**Data:**
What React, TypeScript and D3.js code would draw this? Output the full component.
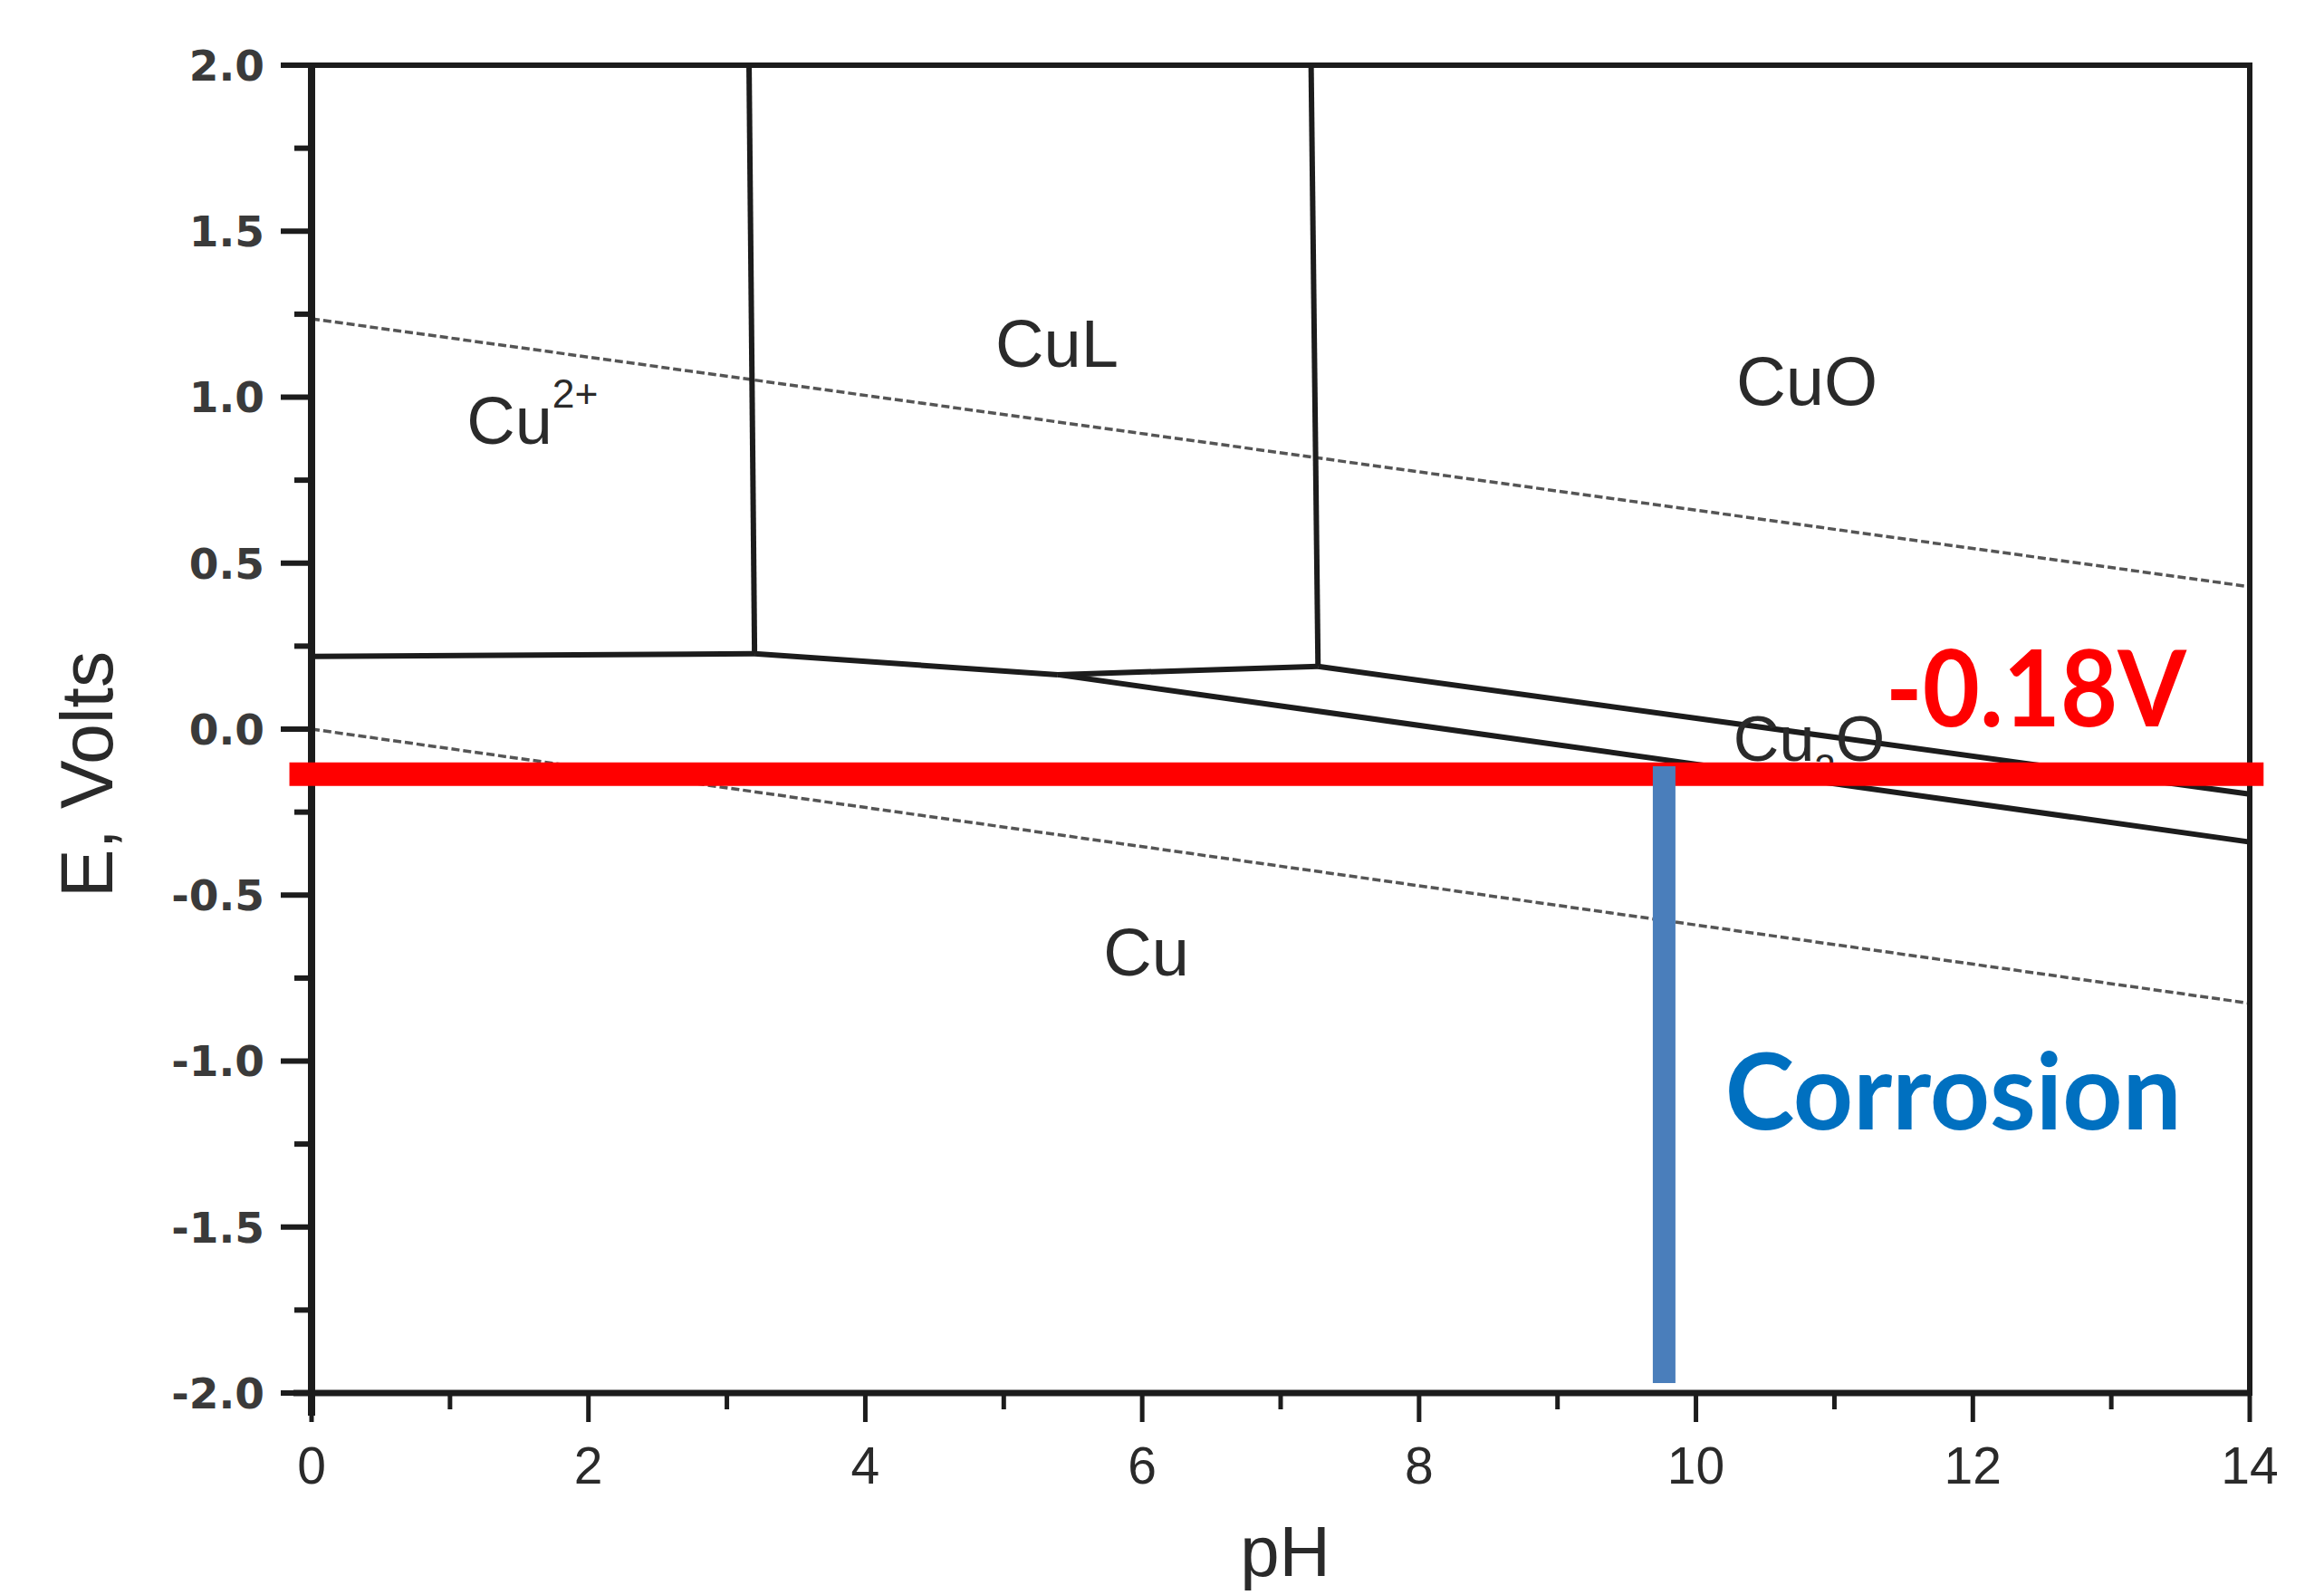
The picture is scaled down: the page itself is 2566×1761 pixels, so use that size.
import React from 'react';
import * as d3 from 'd3';

const W = 2566;
const H = 1761;

// axes
const phDomain: [number, number] = [0, 14];
const eDomain: [number, number] = [-2, 2];
const xMajorTicks = [0, 2, 4, 6, 8, 10, 12, 14];
const xMinorTicks = [1, 3, 5, 7, 9, 11, 13];
const yMajorTicks = [2.0, 1.5, 1.0, 0.5, 0.0, -0.5, -1.0, -1.5, -2.0];
const yMinorTicks = [1.75, 1.25, 0.75, 0.25, -0.25, -0.75, -1.25, -1.75];

// phase boundaries, [pH, E (V)]
const cu2CuBoundary: [number, number][] = [[0, 0.219], [3.2, 0.227]];
const cu2CuLBoundary: [number, number][] = [[3.16, 2.0], [3.2, 0.227]];
const cuLCuOBoundary: [number, number][] = [[7.22, 2.0], [7.27, 0.189]];
const cuLCuBoundary: [number, number][] = [[3.2, 0.227], [5.39, 0.164]];
const cuLCu2OBoundary: [number, number][] = [[5.39, 0.164], [7.27, 0.189]];
const cuOCu2OBoundary: [number, number][] = [[7.27, 0.189], [14, -0.196]];
const cu2OCuBoundary: [number, number][] = [[5.39, 0.164], [14, -0.34]];
const solidBoundaries = [cu2CuBoundary, cu2CuLBoundary, cuLCuOBoundary, cuLCuBoundary, cuLCu2OBoundary, cuOCu2OBoundary, cu2OCuBoundary];

// water stability lines (dotted)
const oxygenLine: [number, number][] = [[0, 1.236], [14, 0.429]];
const hydrogenLine: [number, number][] = [[0, 0.0], [14, -0.826]];

// region labels: [name, pH, E]
const regionLabels: { main: string; sup?: string; sub?: string; tail?: string; ph: number; e: number; size: number }[] = [
  { main: 'Cu', sup: '2+', ph: 1.12, e: 0.86, size: 74 },
  { main: 'CuL', ph: 4.94, e: 1.092, size: 74 },
  { main: 'CuO', ph: 10.29, e: 0.977, size: 76 },
  { main: 'Cu', ph: 5.72, e: -0.741, size: 74 },
  { main: 'Cu', sub: '2', tail: 'O', ph: 10.27, e: -0.095, size: 70 },
];

// annotations
const redLineE = -0.136;
const redLinePh: [number, number] = [-0.16, 14.1];
const redLabel = '-0.18V';
const redLabelPos: [number, number] = [11.37, 0.009];
const bluePh = 9.77;
const blueE: [number, number] = [-0.112, -1.97];
const blueLabel = 'Corrosion';
const blueLabelPos: [number, number] = [10.21, -1.205];

export default function App() {
  const x = d3.scaleLinear().domain(phDomain).range([344, 2484]);
  const y = d3.scaleLinear().domain(eDomain).range([1538, 72]);
  const line = d3.line<[number, number]>().x(d => x(d[0])).y(d => y(d[1]));
  const ink = '#1c1c1c';
  const labelFont = '"Liberation Sans", Arial, sans-serif';

  return (
    <svg width={W} height={H} viewBox={`0 0 ${W} ${H}`} style={{ position: 'absolute', left: 0, top: 0, display: 'block', background: '#fff' }}>
      <rect x={0} y={0} width={W} height={H} fill="#fff" />
      {/* dotted water lines */}
      {[oxygenLine, hydrogenLine].map((d, i) => (
        <path key={'w' + i} d={line(d) || ''} fill="none" stroke="#555" strokeWidth={3.5} strokeDasharray="9 4" />
      ))}
      {/* phase boundaries */}
      {solidBoundaries.map((d, i) => (
        <path key={'b' + i} d={line(d) || ''} fill="none" stroke={ink} strokeWidth={6} strokeLinejoin="round" />
      ))}
      {/* frame: top and right */}
      <line x1={x(0)} x2={x(14)} y1={y(2)} y2={y(2)} stroke={ink} strokeWidth={6} />
      <line x1={x(14)} x2={x(14)} y1={y(2) - 3} y2={y(-2) + 3} stroke={ink} strokeWidth={6} />
      {/* y axis */}
      <line x1={x(0)} x2={x(0)} y1={y(2) - 3} y2={y(-2) + 25} stroke={ink} strokeWidth={8} />
      {yMajorTicks.map(t => (
        <g key={'ym' + t}>
          <line x1={x(0) - 34} x2={x(0)} y1={y(t)} y2={y(t)} stroke={ink} strokeWidth={6} />
          <text x={292} y={y(t)} dy="0.36em" textAnchor="end" fontFamily='"DejaVu Sans", sans-serif' fontWeight="bold" fontSize={47} fill="#3a3a3a">{t.toFixed(1)}</text>
        </g>
      ))}
      {yMinorTicks.map(t => (
        <line key={'yn' + t} x1={x(0) - 19} x2={x(0)} y1={y(t)} y2={y(t)} stroke={ink} strokeWidth={6} />
      ))}
      {/* x axis */}
      <line x1={x(0) - 20} x2={x(14)} y1={y(-2)} y2={y(-2)} stroke={ink} strokeWidth={7} />
      {xMajorTicks.map(t => (
        <g key={'xm' + t}>
          <line x1={x(t)} x2={x(t)} y1={y(-2)} y2={y(-2) + 32} stroke={ink} strokeWidth={5} />
          <text x={x(t)} y={1638} textAnchor="middle" fontFamily={labelFont} fontSize={57} fill="#2a2a2a">{t}</text>
        </g>
      ))}
      {xMinorTicks.map(t => (
        <line key={'xn' + t} x1={x(t)} x2={x(t)} y1={y(-2)} y2={y(-2) + 18} stroke={ink} strokeWidth={5} />
      ))}
      {/* axis titles */}
      <text x={1419} y={1740} textAnchor="middle" fontFamily={labelFont} fontSize={78} fill="#2a2a2a">pH</text>
      <text transform="translate(124,855) rotate(-90)" textAnchor="middle" fontFamily={labelFont} fontSize={82} fill="#2a2a2a" textLength={272} lengthAdjust="spacingAndGlyphs">E, Volts</text>
      {/* region labels */}
      {regionLabels.map((l, i) => (
        <text key={'rl' + i} x={x(l.ph)} y={y(l.e)} fontFamily={labelFont} fontSize={l.size} fill="#2a2a2a">
          {l.main}
          {l.sup ? <tspan dy={-40} fontSize={l.size * 0.6}>{l.sup}</tspan> : null}
          {l.sub ? <tspan dy={22} fontSize={l.size * 0.6}>{l.sub}</tspan> : null}
          {l.tail ? <tspan dy={-22}>{l.tail}</tspan> : null}
        </text>
      ))}
      {/* annotations */}
      <line x1={x(redLinePh[0])} x2={x(redLinePh[1])} y1={y(redLineE)} y2={y(redLineE)} stroke="#ff0000" strokeWidth={26} />
      <line x1={x(bluePh)} x2={x(bluePh)} y1={y(blueE[0])} y2={y(blueE[1])} stroke="#4a7ebb" strokeWidth={25} />
      <text x={x(redLabelPos[0])} y={y(redLabelPos[1])} fontFamily="Lato, sans-serif" fontWeight="bold" fontSize={116} fill="#ff0000" textLength={332} lengthAdjust="spacingAndGlyphs">{redLabel}</text>
      <text x={x(blueLabelPos[0])} y={y(blueLabelPos[1])} fontFamily="Lato, sans-serif" fontWeight="bold" fontSize={116} fill="#0070c0" textLength={504} lengthAdjust="spacingAndGlyphs">{blueLabel}</text>
    </svg>
  );
}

**Task description:** Write out each line again precisely as it appears, skipping every picture.

**Answer to the exercise:**
What React, TypeScript and D3.js code would draw this? Output the full component.
The picture is scaled down: the page itself is 2566×1761 pixels, so use that size.
import React from 'react';
import * as d3 from 'd3';

const W = 2566;
const H = 1761;

// axes
const phDomain: [number, number] = [0, 14];
const eDomain: [number, number] = [-2, 2];
const xMajorTicks = [0, 2, 4, 6, 8, 10, 12, 14];
const xMinorTicks = [1, 3, 5, 7, 9, 11, 13];
const yMajorTicks = [2.0, 1.5, 1.0, 0.5, 0.0, -0.5, -1.0, -1.5, -2.0];
const yMinorTicks = [1.75, 1.25, 0.75, 0.25, -0.25, -0.75, -1.25, -1.75];

// phase boundaries, [pH, E (V)]
const cu2CuBoundary: [number, number][] = [[0, 0.219], [3.2, 0.227]];
const cu2CuLBoundary: [number, number][] = [[3.16, 2.0], [3.2, 0.227]];
const cuLCuOBoundary: [number, number][] = [[7.22, 2.0], [7.27, 0.189]];
const cuLCuBoundary: [number, number][] = [[3.2, 0.227], [5.39, 0.164]];
const cuLCu2OBoundary: [number, number][] = [[5.39, 0.164], [7.27, 0.189]];
const cuOCu2OBoundary: [number, number][] = [[7.27, 0.189], [14, -0.196]];
const cu2OCuBoundary: [number, number][] = [[5.39, 0.164], [14, -0.34]];
const solidBoundaries = [cu2CuBoundary, cu2CuLBoundary, cuLCuOBoundary, cuLCuBoundary, cuLCu2OBoundary, cuOCu2OBoundary, cu2OCuBoundary];

// water stability lines (dotted)
const oxygenLine: [number, number][] = [[0, 1.236], [14, 0.429]];
const hydrogenLine: [number, number][] = [[0, 0.0], [14, -0.826]];

// region labels: [name, pH, E]
const regionLabels: { main: string; sup?: string; sub?: string; tail?: string; ph: number; e: number; size: number }[] = [
  { main: 'Cu', sup: '2+', ph: 1.12, e: 0.86, size: 74 },
  { main: 'CuL', ph: 4.94, e: 1.092, size: 74 },
  { main: 'CuO', ph: 10.29, e: 0.977, size: 76 },
  { main: 'Cu', ph: 5.72, e: -0.741, size: 74 },
  { main: 'Cu', sub: '2', tail: 'O', ph: 10.27, e: -0.095, size: 70 },
];

// annotations
const redLineE = -0.136;
const redLinePh: [number, number] = [-0.16, 14.1];
const redLabel = '-0.18V';
const redLabelPos: [number, number] = [11.37, 0.009];
const bluePh = 9.77;
const blueE: [number, number] = [-0.112, -1.97];
const blueLabel = 'Corrosion';
const blueLabelPos: [number, number] = [10.21, -1.205];

export default function App() {
  const x = d3.scaleLinear().domain(phDomain).range([344, 2484]);
  const y = d3.scaleLinear().domain(eDomain).range([1538, 72]);
  const line = d3.line<[number, number]>().x(d => x(d[0])).y(d => y(d[1]));
  const ink = '#1c1c1c';
  const labelFont = '"Liberation Sans", Arial, sans-serif';

  return (
    <svg width={W} height={H} viewBox={`0 0 ${W} ${H}`} style={{ position: 'absolute', left: 0, top: 0, display: 'block', background: '#fff' }}>
      <rect x={0} y={0} width={W} height={H} fill="#fff" />
      {/* dotted water lines */}
      {[oxygenLine, hydrogenLine].map((d, i) => (
        <path key={'w' + i} d={line(d) || ''} fill="none" stroke="#555" strokeWidth={3.5} strokeDasharray="9 4" />
      ))}
      {/* phase boundaries */}
      {solidBoundaries.map((d, i) => (
        <path key={'b' + i} d={line(d) || ''} fill="none" stroke={ink} strokeWidth={6} strokeLinejoin="round" />
      ))}
      {/* frame: top and right */}
      <line x1={x(0)} x2={x(14)} y1={y(2)} y2={y(2)} stroke={ink} strokeWidth={6} />
      <line x1={x(14)} x2={x(14)} y1={y(2) - 3} y2={y(-2) + 3} stroke={ink} strokeWidth={6} />
      {/* y axis */}
      <line x1={x(0)} x2={x(0)} y1={y(2) - 3} y2={y(-2) + 25} stroke={ink} strokeWidth={8} />
      {yMajorTicks.map(t => (
        <g key={'ym' + t}>
          <line x1={x(0) - 34} x2={x(0)} y1={y(t)} y2={y(t)} stroke={ink} strokeWidth={6} />
          <text x={292} y={y(t)} dy="0.36em" textAnchor="end" fontFamily='"DejaVu Sans", sans-serif' fontWeight="bold" fontSize={47} fill="#3a3a3a">{t.toFixed(1)}</text>
        </g>
      ))}
      {yMinorTicks.map(t => (
        <line key={'yn' + t} x1={x(0) - 19} x2={x(0)} y1={y(t)} y2={y(t)} stroke={ink} strokeWidth={6} />
      ))}
      {/* x axis */}
      <line x1={x(0) - 20} x2={x(14)} y1={y(-2)} y2={y(-2)} stroke={ink} strokeWidth={7} />
      {xMajorTicks.map(t => (
        <g key={'xm' + t}>
          <line x1={x(t)} x2={x(t)} y1={y(-2)} y2={y(-2) + 32} stroke={ink} strokeWidth={5} />
          <text x={x(t)} y={1638} textAnchor="middle" fontFamily={labelFont} fontSize={57} fill="#2a2a2a">{t}</text>
        </g>
      ))}
      {xMinorTicks.map(t => (
        <line key={'xn' + t} x1={x(t)} x2={x(t)} y1={y(-2)} y2={y(-2) + 18} stroke={ink} strokeWidth={5} />
      ))}
      {/* axis titles */}
      <text x={1419} y={1740} textAnchor="middle" fontFamily={labelFont} fontSize={78} fill="#2a2a2a">pH</text>
      <text transform="translate(124,855) rotate(-90)" textAnchor="middle" fontFamily={labelFont} fontSize={82} fill="#2a2a2a" textLength={272} lengthAdjust="spacingAndGlyphs">E, Volts</text>
      {/* region labels */}
      {regionLabels.map((l, i) => (
        <text key={'rl' + i} x={x(l.ph)} y={y(l.e)} fontFamily={labelFont} fontSize={l.size} fill="#2a2a2a">
          {l.main}
          {l.sup ? <tspan dy={-40} fontSize={l.size * 0.6}>{l.sup}</tspan> : null}
          {l.sub ? <tspan dy={22} fontSize={l.size * 0.6}>{l.sub}</tspan> : null}
          {l.tail ? <tspan dy={-22}>{l.tail}</tspan> : null}
        </text>
      ))}
      {/* annotations */}
      <line x1={x(redLinePh[0])} x2={x(redLinePh[1])} y1={y(redLineE)} y2={y(redLineE)} stroke="#ff0000" strokeWidth={26} />
      <line x1={x(bluePh)} x2={x(bluePh)} y1={y(blueE[0])} y2={y(blueE[1])} stroke="#4a7ebb" strokeWidth={25} />
      <text x={x(redLabelPos[0])} y={y(redLabelPos[1])} fontFamily="Lato, sans-serif" fontWeight="bold" fontSize={116} fill="#ff0000" textLength={332} lengthAdjust="spacingAndGlyphs">{redLabel}</text>
      <text x={x(blueLabelPos[0])} y={y(blueLabelPos[1])} fontFamily="Lato, sans-serif" fontWeight="bold" fontSize={116} fill="#0070c0" textLength={504} lengthAdjust="spacingAndGlyphs">{blueLabel}</text>
    </svg>
  );
}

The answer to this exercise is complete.